Yes, a branch-delay slot offloads the responsibility of hiding branch latency to the compiler by making it architecturally visible, as you suspect. Why does MIPS use one delay slot instead of two? (- because first-gen MIPS managed to keep branch latency down to 1 cycle).
That's the entire point, and why a future CPU with branch prediction can't just get rid of the delay slot, so MIPS was saddled with it until MIPS32r6 broke backwards binary compat and reorganized the opcodes, introducing branches without delay slots.

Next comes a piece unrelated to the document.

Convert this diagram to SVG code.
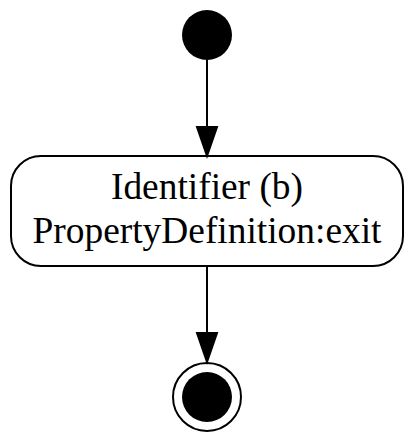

As EOF mentioned in comments, a delay slot significantly complicates exception handling, because it's legal to put instructions that might fault into delay slots. For exception return, the CPU needs to know which instruction to run, and an address after that which might or might not be right after it.
Why is the branch delay slot deprecated or obsolete?
The instruction in the delay slot does execute before the code at the branch target address, including its effects on memory or registers. If the delay-slot instruction reads $ra
after jal
writes it, then yes, the delay-slot instruction sees changes made by the branch itself.
But I think you're asking about the called function, which is a separate question; no, the return address will be the instruction after the delay slot, because the delay-slot instruction already ran right after the j
or b
itself, while the CPU was fetching the code from the target address; that's the whole point.
So when you're programming for a machine with a delay slot, you need to understand the order of instruction execution, and try to fill the delay slot with something more useful than a NOP. (Although if you only ever use NOP, then your code will run the same on a machine with or without a delay slot. e.g. in MARS if you click the checkbox to toggle between simulating a MIPS with a delay slot or a fake simplified MIPS without.)
Classic MIPS assemblers apparently would try to fill delay slots for you, unless you used .noreorder
, as described in See MIPS Run. i.e. they would let your asm source look like your question says you "expect" (or at least want), i.e. without branch delay slots, and look for independent instructions that can be moved without affecting correctness.
(Compiler-generated code would use .noreorder
and have to compiler "expect" what's actually going to happen. Humans could use that, too, if they know to expect what the machine will actually do.)